[Stored records]
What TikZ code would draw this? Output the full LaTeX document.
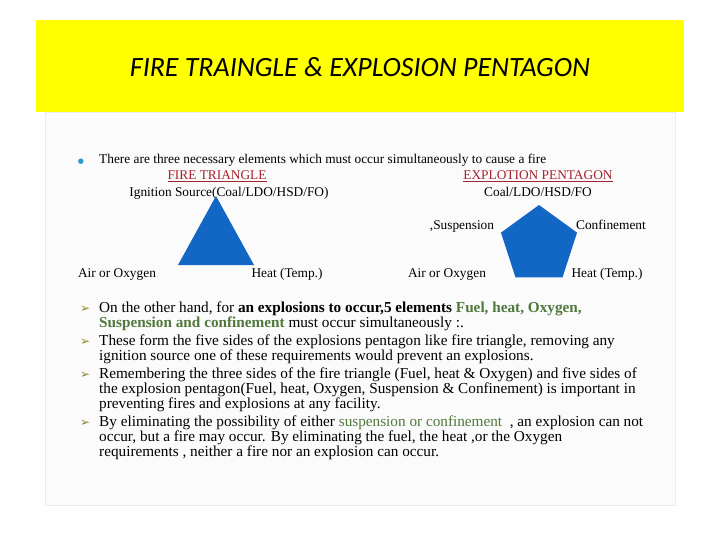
\documentclass[tikz,border=0pt]{standalone}
\usepackage{fontspec}
\setmainfont{Liberation Serif}
\newfontfamily\titlefont{Carlito}
\newfontfamily\symfont{DejaVu Sans}
\usetikzlibrary{shapes.geometric}
\definecolor{slideyellow}{RGB}{255,255,0}
\definecolor{shapeblue}{RGB}{18,102,196}
\definecolor{headred}{RGB}{165,35,45}
\definecolor{termgreen}{RGB}{80,120,60}
\tikzset{
  body/.style={anchor=base west,inner sep=0pt,font=\fontsize{15.3}{17}\selectfont},
  small/.style={anchor=base,inner sep=0pt,font=\fontsize{13.4}{15}\selectfont},
  arrowbul/.style={anchor=base west,inner sep=0pt,text=olive!70!gray,font=\symfont\fontsize{12}{14}\selectfont},
}
\newcommand{\grn}[1]{\textcolor{termgreen}{#1}}
\begin{document}
\begin{tikzpicture}[x=1bp,y=-1bp]
  \useasboundingbox (0,0) rectangle (720,540);
  \fill[white] (0,0) rectangle (720,540);
  \fill[slideyellow] (36,20) rectangle (684,112);
  \draw[gray!15,fill=gray!3] (45,112) rectangle (675,505);
  \node (title) at (360,67) {\titlefont\itshape\fontsize{28}{32}\selectfont FIRE TRAINGLE \& EXPLOSION PENTAGON};
  % intro line
  \node[anchor=base,inner sep=0pt,text=cyan!60!teal,font=\symfont\fontsize{7}{8}\selectfont] (dot) at (81,164) {●};
  \node[small,anchor=base west] (intro) at (99,164) {There are three necessary elements which must occur simultaneously to cause a fire};
  % fire triangle
  \node[small,text=headred] (firehead) at (217,180) {\underline{FIRE TRIANGLE}};
  \node[small] (ignition) at (229,197) {Ignition Source(Coal/LDO/HSD/FO)};
  \fill[shapeblue] (216,196) coordinate (apex) -- (254,265) coordinate (rgt) -- (178,265) coordinate (lft) -- cycle;
  \node[small] (airA) at (117,278) {Air or Oxygen};
  \node[small] (heatA) at (287,278) {Heat (Temp.)};
  % explosion pentagon
  \node[small,text=headred] (pentahead) at (538,180) {\underline{EXPLOTION PENTAGON}};
  \node[small] (coal) at (538,197) {Coal/LDO/HSD/FO};
  \node[regular polygon,regular polygon sides=5,fill=shapeblue,minimum size=80bp,inner sep=0pt] (penta) at (539,245) {};
  \node[small] (susp) at (462,230) {,Suspension};
  \node[small] (conf) at (611,230) {Confinement};
  \node[small] (airB) at (447,278) {Air or Oxygen};
  \node[small] (heatB) at (607,278) {Heat (Temp.)};
  % bullets
  \foreach \y in {312,345,378,426}
    \node[arrowbul] at (80,\y) {➢};
  \node[body] (l1) at (99,312) {On the other hand, for \textbf{an explosions to occur,5 elements} \textbf{\grn{Fuel, heat, Oxygen,}}};
  \node[body] (l2) at (99,327) {\textbf{\grn{Suspension and confinement}} must occur simultaneously :.};
  \node[body] (l3) at (99,345) {These form the five sides of the explosions pentagon like fire triangle, removing any};
  \node[body] (l4) at (99,360) {ignition source one of these requirements would prevent an explosions.};
  \node[body] (l5) at (99,378) {Remembering the three sides of the fire triangle (Fuel, heat \& Oxygen) and five sides of};
  \node[body] (l6) at (99,393) {the explosion pentagon(Fuel, heat, Oxygen, Suspension \& Confinement) is important in};
  \node[body] (l7) at (99,408) {preventing fires and explosions at any facility.};
  \node[body] (l8) at (99,426) {By eliminating the possibility of either \grn{suspension or confinement} \ , an explosion can not};
  \node[body] (l9) at (99,441) {occur, but a fire may\ occur. By eliminating the fuel, the heat ,or the Oxygen};
  \node[body] (l10) at (99,456) {requirements , neither a fire nor an explosion can occur.};
\end{tikzpicture}
\end{document}
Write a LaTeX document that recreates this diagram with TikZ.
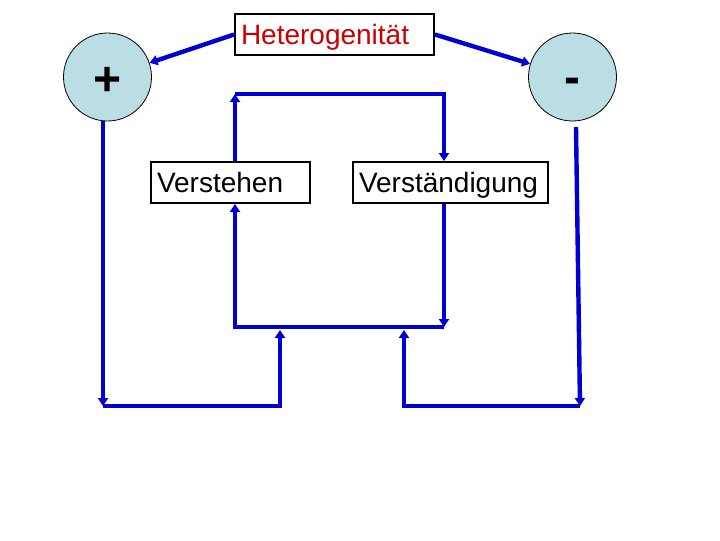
\documentclass[tikz,border=0pt]{standalone}
\usepackage{fontspec}
\setmainfont{Liberation Sans}
\usetikzlibrary{arrows.meta}
\definecolor{lblue}{RGB}{0,0,210}
\definecolor{cfill}{RGB}{187,222,228}
\definecolor{hred}{RGB}{204,0,0}
\tikzset{
  txtbox/.style={draw=black, line width=1.5pt, minimum height=30.75pt, inner xsep=4.5pt, inner ysep=0pt, text height=15pt, text depth=0pt, align=left, font=\fontsize{21}{25}\selectfont},
  signcircle/.style={circle, draw=black, line width=0.6pt, fill=cfill, minimum size=66pt, inner sep=0pt, text depth=0pt, font=\fontsize{36}{40}\selectfont\bfseries},
  arr/.style={draw=lblue, line width=3.3pt, -{Triangle[length=6pt,width=7.5pt]}},
}
\begin{document}
\begin{tikzpicture}[x=0.75pt, y=-0.75pt]
\useasboundingbox (0,0) rectangle (720,540);
% nodes
\node[txtbox, text width=140.25pt, text=hred] (het) at (334.5,34.5) {Heterogenität};
\node[txtbox, text width=110.25pt] (ver) at (230.5,182.5) {Verstehen};
\node[txtbox, text width=137.25pt] (vst) at (450.5,182.5) {Verständigung};
\node[signcircle, text height=27pt] (plus) at (107.5,77) {+};
\node[signcircle, text height=24.7pt] (minus) at (572.5,77) {-};
% corner coordinates
\coordinate (tl) at (235,94);
\coordinate (tr) at (444,94);
\coordinate (br) at (444,327);
\coordinate (bl) at (235,327);
\coordinate (lb) at (103,406);
\coordinate (lm) at (280,406);
\coordinate (lmt) at (280,330);
\coordinate (rt) at (576,127);
\coordinate (rb) at (580,406);
\coordinate (rm) at (404,406);
\coordinate (rmt) at (404,330);
% connectors
\draw[arr] (het.west) -- (plus);
\draw[arr] (het.east) -- (minus);
\draw[arr] (ver.north -| tl) -- (tl);
\draw[arr] (tl) -- (tr) -- (vst.north -| tr);
\draw[arr] (vst.south -| br) -- (br);
\draw[arr] (br) -- (bl) -- (ver.south -| bl);
\draw[arr] (plus.south -| lb) -- (lb);
\draw[arr] (lb) -- (lm) -- (lmt);
\draw[arr] (rt) -- (rb);
\draw[arr] (rb) -- (rm) -- (rmt);
\end{tikzpicture}
\end{document}
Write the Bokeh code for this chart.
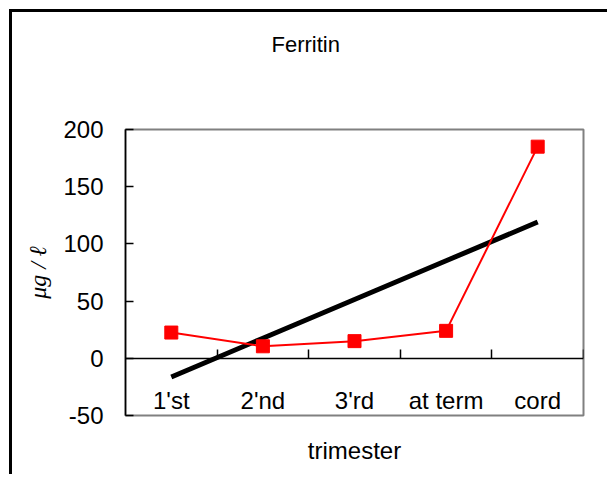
import numpy as np
from bokeh.plotting import figure
from bokeh.models import LinearAxis, FixedTicker, Range1d
from bokeh.embed import file_html
from bokeh.resources import INLINE

# ---- data ----
categories = ["1'st", "2'nd", "3'rd", "at term", "cord"]
ferritin = [22.5, 10.5, 15, 24, 185]
y_ticks = [-50, 0, 50, 100, 150, 200]
title_text = "Ferritin"
x_title = "trimester"
y_title = "μg / ℓ"

xpos = list(range(1, len(categories) + 1))
sep_ticks = [x + 0.5 for x in xpos]
# linear trendline fitted to the series
slope, intercept = np.polyfit(xpos, ferritin, 1)
trend = [slope * x + intercept for x in xpos]

FONT = "Liberation Sans"
INK = "black"

p = figure(width=598, height=465, output_backend="svg", toolbar_location=None,
           x_range=Range1d(0.5, 5.5), y_range=Range1d(-50, 200),
           min_border_left=113, min_border_right=27,
           min_border_top=117, min_border_bottom=62)
p.styles = {"margin-left": "9px", "margin-top": "9px",
            "border-top": "3px solid black", "border-left": "3px solid black"}

p.grid.visible = False
p.outline_line_color = "#808080"
p.outline_line_width = 2
p.background_fill_color = "white"
p.border_fill_color = "white"

# default bottom axis: only the axis title
xax = p.xaxis[0]
xax.ticker = FixedTicker(ticks=[])
xax.axis_line_color = None
xax.major_tick_in = 0
xax.major_tick_out = 0
xax.minor_tick_in = 0
xax.minor_tick_out = 0
xax.axis_label = x_title
xax.axis_label_text_font = FONT
xax.axis_label_text_font_size = "24px"
xax.axis_label_text_font_style = "normal"
xax.axis_label_text_color = INK
xax.axis_label_standoff = 21

# y axis
yax = p.yaxis[0]
yax.ticker = FixedTicker(ticks=y_ticks)
yax.major_label_overrides = {t: str(t) for t in y_ticks}
yax.major_tick_in = 8
yax.major_tick_out = 0
yax.minor_tick_in = 0
yax.minor_tick_out = 0
yax.axis_line_color = "black"
yax.axis_line_width = 1.5
yax.major_tick_line_width = 1.5
yax.major_label_text_font = FONT
yax.major_label_text_font_size = "24px"
yax.major_label_text_color = INK
yax.major_label_standoff = 22
yax.axis_label = y_title
yax.axis_label_text_font = "Liberation Serif"
yax.axis_label_text_font_size = "24px"
yax.axis_label_text_font_style = "italic"
yax.axis_label_text_color = INK
yax.axis_label_standoff = 9

# invisible spacer axis above the frame (minor ticks only, no labels),
# so that the title sits high above the plot area
spacer = LinearAxis(ticker=FixedTicker(ticks=[], minor_ticks=xpos), axis_line_color=None,
                    major_tick_in=0, major_tick_out=0, minor_tick_in=0, minor_tick_out=68,
                    major_tick_line_color=None, minor_tick_line_color=None,
                    major_label_standoff=0)
p.add_layout(spacer, "above")

p.title.text = title_text
p.title.align = "left"
p.title.offset = 146
p.title.text_font = FONT
p.title.text_font_size = "22px"
p.title.text_font_style = "normal"
p.title.text_color = INK
p.title.standoff = 10

# series
p.line(xpos, trend, line_color="black", line_width=5)
p.line(xpos, ferritin, line_color="red", line_width=2)
p.scatter(xpos, ferritin, marker="square", size=13, color="red")

# category axis at y=0, with separator ticks between categories
cat_axis = LinearAxis(fixed_location=0,
                      ticker=FixedTicker(ticks=xpos, minor_ticks=sep_ticks),
                      major_label_overrides={x: c for x, c in zip(xpos, categories)},
                      major_tick_in=0, major_tick_out=0,
                      minor_tick_in=9, minor_tick_out=0,
                      minor_tick_line_color="black", minor_tick_line_width=1.5,
                      axis_line_color="black", axis_line_width=1.5,
                      major_label_standoff=29, major_label_text_font=FONT,
                      major_label_text_font_size="24px", major_label_text_color=INK)
p.add_layout(cat_axis, "below")

open("out.html", "w").write(file_html(p, INLINE))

» TASK TO COMPLETE
Only the lines from the one bearing "Write a LaTeX" to the one bearing "from bokeh.resources import INLINE", both included, should be restated word for word, with pictures left out.

» EXERCISE SOLUTION
Write a LaTeX document that recreates this diagram with TikZ.
\documentclass[tikz,border=0pt]{standalone}
\usepackage{fontspec}
\setmainfont{Liberation Sans}
\usetikzlibrary{arrows.meta}
\definecolor{lblue}{RGB}{0,0,210}
\definecolor{cfill}{RGB}{187,222,228}
\definecolor{hred}{RGB}{204,0,0}
\tikzset{
  txtbox/.style={draw=black, line width=1.5pt, minimum height=30.75pt, inner xsep=4.5pt, inner ysep=0pt, text height=15pt, text depth=0pt, align=left, font=\fontsize{21}{25}\selectfont},
  signcircle/.style={circle, draw=black, line width=0.6pt, fill=cfill, minimum size=66pt, inner sep=0pt, text depth=0pt, font=\fontsize{36}{40}\selectfont\bfseries},
  arr/.style={draw=lblue, line width=3.3pt, -{Triangle[length=6pt,width=7.5pt]}},
}
\begin{document}
\begin{tikzpicture}[x=0.75pt, y=-0.75pt]
\useasboundingbox (0,0) rectangle (720,540);
% nodes
\node[txtbox, text width=140.25pt, text=hred] (het) at (334.5,34.5) {Heterogenität};
\node[txtbox, text width=110.25pt] (ver) at (230.5,182.5) {Verstehen};
\node[txtbox, text width=137.25pt] (vst) at (450.5,182.5) {Verständigung};
\node[signcircle, text height=27pt] (plus) at (107.5,77) {+};
\node[signcircle, text height=24.7pt] (minus) at (572.5,77) {-};
% corner coordinates
\coordinate (tl) at (235,94);
\coordinate (tr) at (444,94);
\coordinate (br) at (444,327);
\coordinate (bl) at (235,327);
\coordinate (lb) at (103,406);
\coordinate (lm) at (280,406);
\coordinate (lmt) at (280,330);
\coordinate (rt) at (576,127);
\coordinate (rb) at (580,406);
\coordinate (rm) at (404,406);
\coordinate (rmt) at (404,330);
% connectors
\draw[arr] (het.west) -- (plus);
\draw[arr] (het.east) -- (minus);
\draw[arr] (ver.north -| tl) -- (tl);
\draw[arr] (tl) -- (tr) -- (vst.north -| tr);
\draw[arr] (vst.south -| br) -- (br);
\draw[arr] (br) -- (bl) -- (ver.south -| bl);
\draw[arr] (plus.south -| lb) -- (lb);
\draw[arr] (lb) -- (lm) -- (lmt);
\draw[arr] (rt) -- (rb);
\draw[arr] (rb) -- (rm) -- (rmt);
\end{tikzpicture}
\end{document}
Write the Bokeh code for this chart.
import numpy as np
from bokeh.plotting import figure
from bokeh.models import LinearAxis, FixedTicker, Range1d
from bokeh.embed import file_html
from bokeh.resources import INLINE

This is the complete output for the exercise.